• [What is expected]: Starting at the first line of the listing below, repeat each line exactly until the line containing "import seaborn as sns", which you include. Leave out pictures.

Start Available data

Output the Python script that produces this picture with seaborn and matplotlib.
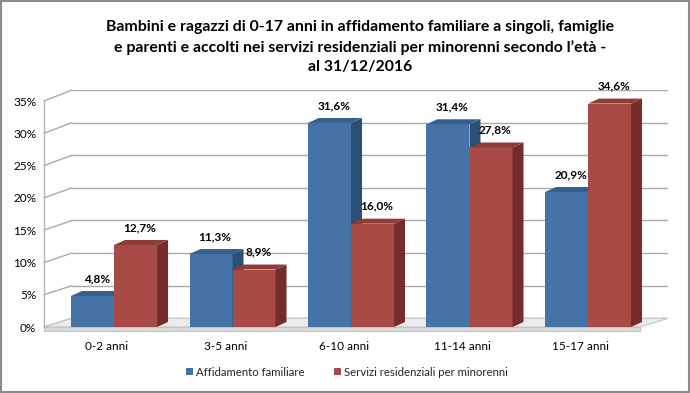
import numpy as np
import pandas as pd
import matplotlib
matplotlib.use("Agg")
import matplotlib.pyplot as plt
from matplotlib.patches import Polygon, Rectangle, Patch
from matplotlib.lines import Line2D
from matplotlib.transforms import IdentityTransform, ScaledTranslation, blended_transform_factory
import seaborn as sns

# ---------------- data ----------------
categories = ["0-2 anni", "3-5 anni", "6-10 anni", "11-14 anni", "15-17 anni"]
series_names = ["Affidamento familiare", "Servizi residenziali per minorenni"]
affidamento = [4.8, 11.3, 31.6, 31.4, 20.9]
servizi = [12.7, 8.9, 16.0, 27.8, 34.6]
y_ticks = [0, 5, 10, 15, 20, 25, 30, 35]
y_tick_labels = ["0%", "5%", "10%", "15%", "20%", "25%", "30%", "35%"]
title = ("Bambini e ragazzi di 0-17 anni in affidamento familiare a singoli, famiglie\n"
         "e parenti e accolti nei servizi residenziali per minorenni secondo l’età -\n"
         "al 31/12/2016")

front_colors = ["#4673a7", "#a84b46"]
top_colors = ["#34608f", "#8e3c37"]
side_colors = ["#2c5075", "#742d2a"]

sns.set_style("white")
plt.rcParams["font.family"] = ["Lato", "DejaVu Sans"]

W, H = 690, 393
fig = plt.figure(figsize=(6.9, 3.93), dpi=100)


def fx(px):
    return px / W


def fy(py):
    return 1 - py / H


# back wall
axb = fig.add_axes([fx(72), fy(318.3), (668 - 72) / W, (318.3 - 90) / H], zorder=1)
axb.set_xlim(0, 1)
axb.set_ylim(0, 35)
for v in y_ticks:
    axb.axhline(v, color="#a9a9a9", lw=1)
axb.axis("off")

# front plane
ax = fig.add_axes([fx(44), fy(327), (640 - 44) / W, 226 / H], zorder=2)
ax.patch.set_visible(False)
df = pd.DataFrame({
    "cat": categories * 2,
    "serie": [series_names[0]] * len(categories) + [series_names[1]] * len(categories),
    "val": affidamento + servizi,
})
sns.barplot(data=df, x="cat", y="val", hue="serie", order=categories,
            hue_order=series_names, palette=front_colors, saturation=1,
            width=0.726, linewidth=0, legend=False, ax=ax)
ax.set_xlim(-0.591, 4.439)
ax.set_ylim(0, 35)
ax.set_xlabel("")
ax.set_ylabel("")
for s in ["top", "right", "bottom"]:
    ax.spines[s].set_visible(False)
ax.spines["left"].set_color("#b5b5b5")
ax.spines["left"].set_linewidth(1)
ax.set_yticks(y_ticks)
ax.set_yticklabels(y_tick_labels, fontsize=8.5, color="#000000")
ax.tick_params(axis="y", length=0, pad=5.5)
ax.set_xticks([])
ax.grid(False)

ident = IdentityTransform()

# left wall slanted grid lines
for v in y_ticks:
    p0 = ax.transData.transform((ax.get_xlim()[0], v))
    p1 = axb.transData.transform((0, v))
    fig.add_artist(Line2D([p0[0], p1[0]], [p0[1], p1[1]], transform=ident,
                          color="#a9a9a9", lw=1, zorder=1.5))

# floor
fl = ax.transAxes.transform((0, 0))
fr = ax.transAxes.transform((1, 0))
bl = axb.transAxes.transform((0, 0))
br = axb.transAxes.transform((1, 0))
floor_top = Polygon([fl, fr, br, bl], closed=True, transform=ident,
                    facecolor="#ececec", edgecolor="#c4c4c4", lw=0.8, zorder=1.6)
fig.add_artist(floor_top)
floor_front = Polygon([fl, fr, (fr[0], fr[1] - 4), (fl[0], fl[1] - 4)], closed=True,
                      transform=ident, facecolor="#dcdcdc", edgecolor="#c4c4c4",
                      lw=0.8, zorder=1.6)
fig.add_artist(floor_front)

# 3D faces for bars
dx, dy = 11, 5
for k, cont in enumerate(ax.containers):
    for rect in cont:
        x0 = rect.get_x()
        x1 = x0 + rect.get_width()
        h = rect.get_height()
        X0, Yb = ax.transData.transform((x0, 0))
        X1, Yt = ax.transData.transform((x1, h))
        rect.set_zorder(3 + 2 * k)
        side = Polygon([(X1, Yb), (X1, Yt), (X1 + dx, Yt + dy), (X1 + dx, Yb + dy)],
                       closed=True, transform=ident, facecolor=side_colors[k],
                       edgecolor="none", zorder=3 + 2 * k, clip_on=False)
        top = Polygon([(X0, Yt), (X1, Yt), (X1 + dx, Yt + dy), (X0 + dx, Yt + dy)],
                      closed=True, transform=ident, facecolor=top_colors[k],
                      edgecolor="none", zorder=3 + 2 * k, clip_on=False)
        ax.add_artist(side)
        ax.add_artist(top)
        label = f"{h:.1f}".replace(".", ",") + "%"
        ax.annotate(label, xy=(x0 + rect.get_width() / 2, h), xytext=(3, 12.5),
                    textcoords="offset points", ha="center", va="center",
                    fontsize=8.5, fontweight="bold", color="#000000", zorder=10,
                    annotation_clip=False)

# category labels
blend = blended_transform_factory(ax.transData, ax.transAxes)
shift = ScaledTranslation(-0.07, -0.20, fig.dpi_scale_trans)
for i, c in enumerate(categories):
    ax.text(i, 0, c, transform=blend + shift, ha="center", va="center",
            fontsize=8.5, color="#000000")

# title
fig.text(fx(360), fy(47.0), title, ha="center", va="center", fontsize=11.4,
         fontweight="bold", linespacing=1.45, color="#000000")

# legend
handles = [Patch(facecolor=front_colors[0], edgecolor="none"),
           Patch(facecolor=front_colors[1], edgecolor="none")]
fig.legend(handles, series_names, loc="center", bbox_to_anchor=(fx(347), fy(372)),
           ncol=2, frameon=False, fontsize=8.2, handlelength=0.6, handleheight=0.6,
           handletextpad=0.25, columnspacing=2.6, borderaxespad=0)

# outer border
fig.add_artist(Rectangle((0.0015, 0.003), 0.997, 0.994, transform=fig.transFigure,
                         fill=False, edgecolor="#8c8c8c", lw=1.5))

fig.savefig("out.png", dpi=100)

End Available data

• [Answer for the task]:
Output the Python script that produces this picture with seaborn and matplotlib.
import numpy as np
import pandas as pd
import matplotlib
matplotlib.use("Agg")
import matplotlib.pyplot as plt
from matplotlib.patches import Polygon, Rectangle, Patch
from matplotlib.lines import Line2D
from matplotlib.transforms import IdentityTransform, ScaledTranslation, blended_transform_factory
import seaborn as sns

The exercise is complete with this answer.